San Francisco Lawyers Celebrate the New Integrated Bar 1927

San Francisco Lawyers Celebrate the New Integrated Bar 1927

Outside the Board of Trustees meeting room at the San Francisco HQ of the State Bar of California hangs the photograph above.  It captures a the last great pivotal moment in lawyer regulation, the transfer the vast bulk of legal services regulation from the judiciary to the lawyers through the institution of the integrated bar. Note that I say legal services regulation, not lawyer regulation, and I do so for a very good reason:  in 1927 only lawyers could provide legal services.  Most of the legal services regulation not conducted by governmental entities other than the State Bar was suppression of non-lawyer providers, “regulating” them out of existence through statutes criminalizing the unauthorized practice of law.

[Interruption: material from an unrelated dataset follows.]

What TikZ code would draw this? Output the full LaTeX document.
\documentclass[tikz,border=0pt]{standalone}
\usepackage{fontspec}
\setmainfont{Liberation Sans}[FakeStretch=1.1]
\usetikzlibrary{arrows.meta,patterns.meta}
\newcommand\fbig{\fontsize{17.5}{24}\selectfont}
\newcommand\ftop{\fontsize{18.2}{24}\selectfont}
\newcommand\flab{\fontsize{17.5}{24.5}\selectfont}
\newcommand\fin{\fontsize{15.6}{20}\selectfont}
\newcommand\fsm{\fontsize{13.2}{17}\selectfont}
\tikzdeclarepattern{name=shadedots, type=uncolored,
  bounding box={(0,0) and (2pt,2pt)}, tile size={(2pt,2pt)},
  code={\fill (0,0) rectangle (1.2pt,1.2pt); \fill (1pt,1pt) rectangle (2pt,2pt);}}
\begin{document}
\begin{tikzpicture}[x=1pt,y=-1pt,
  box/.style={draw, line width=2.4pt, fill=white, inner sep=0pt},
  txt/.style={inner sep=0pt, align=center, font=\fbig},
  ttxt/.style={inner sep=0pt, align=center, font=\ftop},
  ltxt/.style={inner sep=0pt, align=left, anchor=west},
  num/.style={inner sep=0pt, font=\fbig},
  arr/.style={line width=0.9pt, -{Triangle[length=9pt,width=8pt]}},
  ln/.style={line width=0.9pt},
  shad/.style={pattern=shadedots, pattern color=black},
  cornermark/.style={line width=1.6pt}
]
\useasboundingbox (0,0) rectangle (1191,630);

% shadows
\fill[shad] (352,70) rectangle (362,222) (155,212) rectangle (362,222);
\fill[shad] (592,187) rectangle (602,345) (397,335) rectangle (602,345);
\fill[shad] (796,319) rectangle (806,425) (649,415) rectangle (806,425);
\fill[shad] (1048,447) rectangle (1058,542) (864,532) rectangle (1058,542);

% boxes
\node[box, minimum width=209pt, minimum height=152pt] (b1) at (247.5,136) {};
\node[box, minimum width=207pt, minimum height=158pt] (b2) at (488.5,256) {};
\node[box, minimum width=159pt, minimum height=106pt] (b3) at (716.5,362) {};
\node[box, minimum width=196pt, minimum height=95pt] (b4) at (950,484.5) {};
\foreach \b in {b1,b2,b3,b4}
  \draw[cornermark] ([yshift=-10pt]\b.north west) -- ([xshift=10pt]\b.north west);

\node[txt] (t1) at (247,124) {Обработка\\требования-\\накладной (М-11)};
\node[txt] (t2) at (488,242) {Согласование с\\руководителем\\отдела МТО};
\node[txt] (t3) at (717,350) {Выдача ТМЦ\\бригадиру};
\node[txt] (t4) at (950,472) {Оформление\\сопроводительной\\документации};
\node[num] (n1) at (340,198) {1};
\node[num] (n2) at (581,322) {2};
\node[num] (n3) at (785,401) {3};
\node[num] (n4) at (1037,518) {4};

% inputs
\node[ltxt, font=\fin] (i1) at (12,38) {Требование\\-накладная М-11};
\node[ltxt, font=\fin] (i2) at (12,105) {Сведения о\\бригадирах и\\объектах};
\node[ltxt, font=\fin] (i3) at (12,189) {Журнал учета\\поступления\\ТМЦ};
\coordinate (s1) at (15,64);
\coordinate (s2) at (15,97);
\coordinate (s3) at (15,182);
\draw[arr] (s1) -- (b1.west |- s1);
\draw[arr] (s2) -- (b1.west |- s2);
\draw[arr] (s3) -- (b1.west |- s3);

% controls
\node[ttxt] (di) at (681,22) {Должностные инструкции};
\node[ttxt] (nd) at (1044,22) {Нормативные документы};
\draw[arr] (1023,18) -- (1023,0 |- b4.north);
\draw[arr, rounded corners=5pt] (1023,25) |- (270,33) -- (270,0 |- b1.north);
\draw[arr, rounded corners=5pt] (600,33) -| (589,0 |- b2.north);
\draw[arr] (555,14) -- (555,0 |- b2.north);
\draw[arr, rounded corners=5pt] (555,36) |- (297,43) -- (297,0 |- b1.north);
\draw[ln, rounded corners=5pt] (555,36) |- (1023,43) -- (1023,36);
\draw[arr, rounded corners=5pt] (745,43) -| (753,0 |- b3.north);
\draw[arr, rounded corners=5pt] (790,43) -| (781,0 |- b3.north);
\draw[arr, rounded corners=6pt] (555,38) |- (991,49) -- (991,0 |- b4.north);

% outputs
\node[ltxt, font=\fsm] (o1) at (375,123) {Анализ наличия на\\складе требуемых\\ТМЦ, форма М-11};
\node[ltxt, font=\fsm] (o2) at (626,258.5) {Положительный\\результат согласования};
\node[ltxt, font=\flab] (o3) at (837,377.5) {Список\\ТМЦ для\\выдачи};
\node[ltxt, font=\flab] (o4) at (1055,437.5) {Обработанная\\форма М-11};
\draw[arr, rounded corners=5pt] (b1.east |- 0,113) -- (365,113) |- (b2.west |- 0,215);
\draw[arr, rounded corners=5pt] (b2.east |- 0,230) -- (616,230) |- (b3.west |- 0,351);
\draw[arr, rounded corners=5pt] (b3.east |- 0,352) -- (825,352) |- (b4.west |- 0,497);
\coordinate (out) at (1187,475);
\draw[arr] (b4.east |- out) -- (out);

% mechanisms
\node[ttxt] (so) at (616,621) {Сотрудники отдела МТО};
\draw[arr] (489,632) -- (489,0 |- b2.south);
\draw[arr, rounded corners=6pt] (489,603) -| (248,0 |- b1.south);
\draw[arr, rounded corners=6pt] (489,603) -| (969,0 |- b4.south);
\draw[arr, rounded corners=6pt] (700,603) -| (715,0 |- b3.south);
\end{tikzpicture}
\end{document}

Even though the integrated bar was a creation of the Legislature, the judiciary kept its hand in, under separation of powers principles, especially in the imposition of discipline. The State Bar Act explicitly acknowledges that in our Bus. & Prof. Code section 6100.  In 1962, voters were asked by initiative to solidify the position the integrated bar, a quasi-private, quasi-public entity, within the judicial branch and they did so, a fact proudly chiseled on the State Bar’s new front porch in Los Angeles.

State Bar sign

Now we in the next pivotal moment in legal services regulation.

The most obvious manifestation is the movement to take power out of the hands of the lawyers within the State Bar itself, the so-called governance controversy. Right now there is some head scratching within the State Bar itself about the liberal use of the word “member” in the State Bar Act (it also used in Article VI, section 9).  Member implies membership and, as American Express once reminded us (before almost everyone could become a member), membership has its privileges.  Privileges for lawyers are frowned on in the new post SB 163 State Bar.  The State Bar’s Mandatory Fee Arbitration Committee found this out when it presented new State Bar Form Fee Agreements to the Board of Trustees, prompting questions from a member of the staff as to whether some of the form fee agreements might be too lawyer-friendly.  This manifestation of change is being driven by the Legislature.

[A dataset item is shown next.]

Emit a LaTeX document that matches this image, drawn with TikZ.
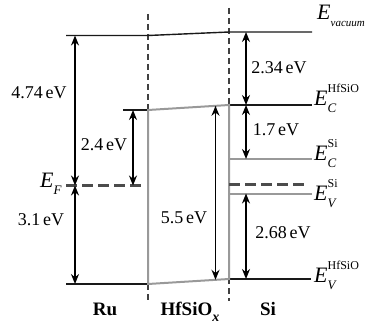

But the other manifestation of change is the more significant.

That is breakdown of the lawyer monopoly over the delivery of legal services, the destruction of the guild.  A small but significant step was undertaken by the Legislature in 2000 when it sanctioned, for the first time, delivery of legal services by non-lawyers,  albeit very limited services, by so-called unlawful detainer assistants and legal document assistants. (Bus. & Prof. Code sections 6400 et seq.)  The State Bar of California made headlines last year when it announced that it was exploring the idea of limited scope licensing, new categories of legal professionals that would fill the very large gap between the limited scope of legal document assistants and fully licensed lawyers.

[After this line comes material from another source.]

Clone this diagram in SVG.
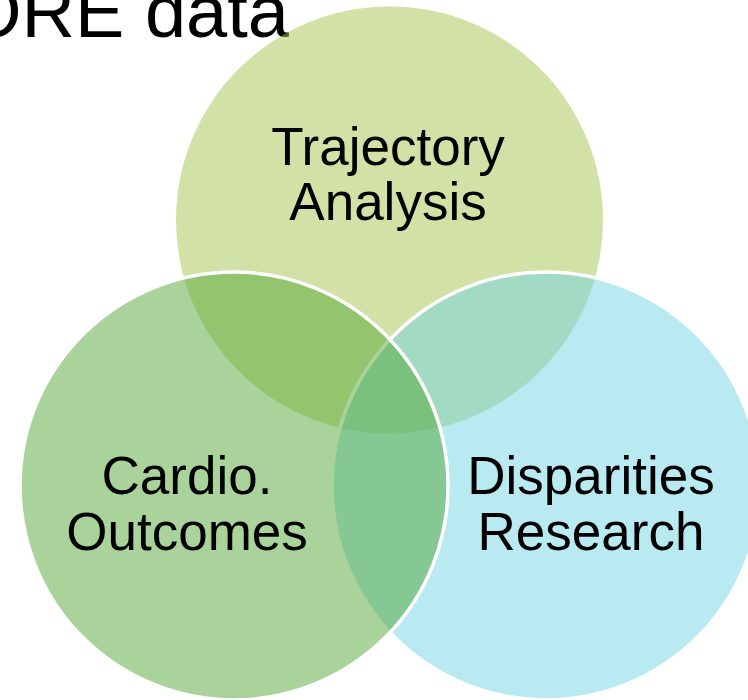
<svg xmlns="http://www.w3.org/2000/svg" width="748" height="700" viewBox="0 0 748 700">
  <style>
    .lbl { font-family: "Liberation Sans", Arial, sans-serif; font-size: 53px; fill: #000; text-anchor: middle; }
    .title { font-family: "Liberation Sans", Arial, sans-serif; font-size: 74px; fill: #000; }
    .c { fill-opacity: 0.5; }
    .edge { stroke: #fff; stroke-width: 3.5; }
  </style>
  <rect width="748" height="700" fill="#fff"/>
  <text class="title" x="-36" y="37">ORE data</text>
  <g id="node-trajectory">
    <circle class="c" cx="389.5" cy="220" r="213.5" fill="#A5C34B"/>
    <text class="lbl" x="388" y="165">Trajectory</text>
    <text class="lbl" x="388" y="220">Analysis</text>
  </g>
  <g id="node-disparities">
    <circle class="c edge" cx="546" cy="486" r="214" fill="#73D3E3"/>
    <text class="lbl" x="591" y="494">Disparities</text>
    <text class="lbl" x="591" y="550">Research</text>
  </g>
  <g id="node-cardio">
    <circle class="c edge" cx="234" cy="486" r="214" fill="#53A737"/>
    <text class="lbl" x="187" y="494">Cardio.</text>
    <text class="lbl" x="187" y="550">Outcomes</text>
  </g>
  <g id="connectors"></g>
</svg>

Theses manifestation is driven by economics.  The lawyer guild has proven too expensive.  The massive growth in “independent paralegals” in last century prompted the Legislature to act to create the legal documents assistant designation.  The collapse of the Lawyer Bubble in this century is part of what is prompting examination of new categories of legal para-professionals.  The market will create non-lawyer legal services regardless of laws that attempt to maintain the guild.

When the Legislature created the unlawful detainers and legal document assistants, no mechanism was created to regulate them.  Perhaps it was thought that the only regulation necessary was the criminal prohibition on the unauthorized practice of law.  Last year the Legislature passed AB 888 which would have given the State Bar new regulation powers in that area — but only the power to regulate out of existence.  After very strenuous opposition from the California Association of Legal Document Assistants (CALPA), the bill was vetoed.

The problem with the AB 888 approach is that is seeks to perpetuate the guild instead of replace it.   Rather than sanctioning the unauthorized practice law of law we should, in a different meaning of word, be sanctioning it (funny how a word can have two completely opposite meanings.)

As the State Bar struggles to free itself from the vestiges of lawyer control, it needs to re-invent itself in other ways.:  a new Legal Services Authority overseeing all legal service providers from document assistants to full-fledged lawyers.   Regulation of non-lawyer legal service providers with the goal of encouraging their existence, and making sure that the services they provide are delivered with competence and honesty, is in the public interest. as opposed to just terminating the existence of such providers. Weeds flourish in vacant lots.

The big question is who will control this new entity, the Legislature or the Supreme Court.